Groundhog day yet again!
We decided this year to go back to grass routes and keep things as simple as possible. This notion lasted about 3 weeks before I saw a funky new distance sensor on kickstarter called the "protractor". It returns the distance and angle to the nearest item in its field of view. Kinda cool!
The design is using the basic shape of TITO 1 in that it has 4x wheels which are each powered by a 12v 1000rpm motor. The front two wheels are clamped to an articulated front end that allows one or other side to rise/fall independantly of the rear half.
Having had a similar feature on TITO 1 and subsequently not on TITO 2, we now realise it's importance.
This articulation allows all 4 wheels get best traction on a flat or undulating surface. Without it, small imperfections in tires / 3D printed chassis / or even on the floor equate to a single or multiple wheels not touching the ground and the bot not driving straight.
One of our main issues in past years (excluding idiotic ideas) has been our motor controllers. We have typically used remote control car ESC's due to their low cost and high power ability. What became all too apparent last year was the downside to these wonderful controllers: their fluctuating calibration with temperature, time and apparently whether a butterfly flaps it wings in Australia.
We have spent hours, no, days testing and calibrating motors to drive straight under hard acceleration, only to turn it all off, go home and sleep, then return to "finish off the last little bit" and notice it doing something completely different :(
The new motor controllers (although more expensive) are straight H-Bridges that can handle 12amps continuously or 30amps for a second or two. They hopefully won't suffer wondering calibration issues like we have gotten used too.
cd ~
mkdir Projects
cd Projects
git clone https://github.com/hackhitchin/piwars5.git
sudo apt-get install python-dev python-setuptools
sudo easy_install -U RPIO
sudo pip3 install --upgrade pip enum34
sudo pip3 install ordereddict
Note: I2C must be enabled in the interfacing options of raspi-config.
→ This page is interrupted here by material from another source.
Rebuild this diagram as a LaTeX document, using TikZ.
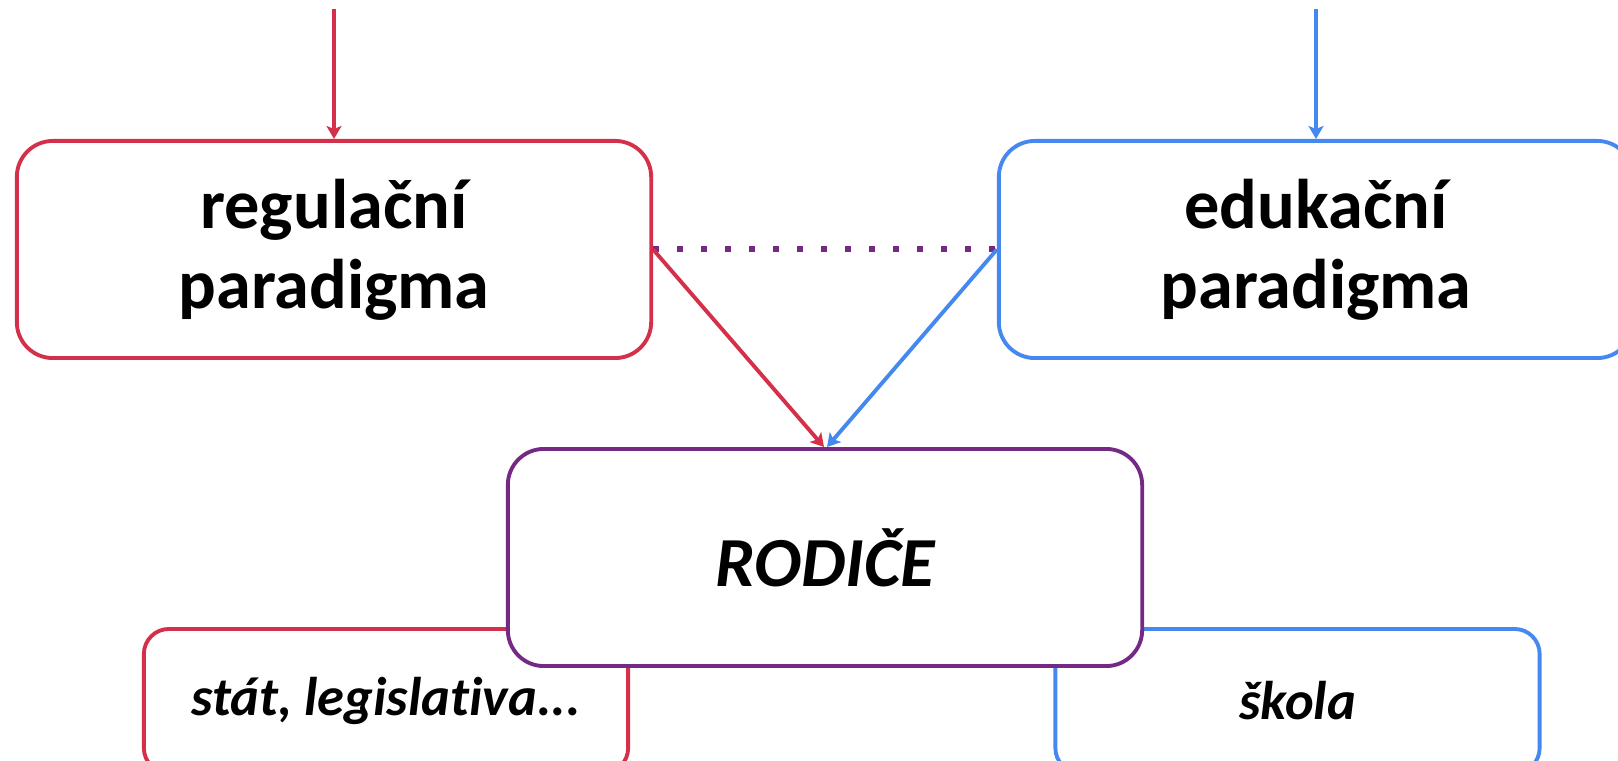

Before running example_ball, you'll want to white balance for your local lighting conditions.
Hold a piece of white paper in front of the camera and run whitebalance.py
. This will work out the optimal camera gains and save them locally for other scripts to use.
example_ball.py
should run standalone and detect the coloured balls, I haven't tried it as part of the overall code.
Both calibration and ball finder module may complain if there isn't a display for them to use; run export DISPLAY=:0
to tell them to send output to the Pi desktop.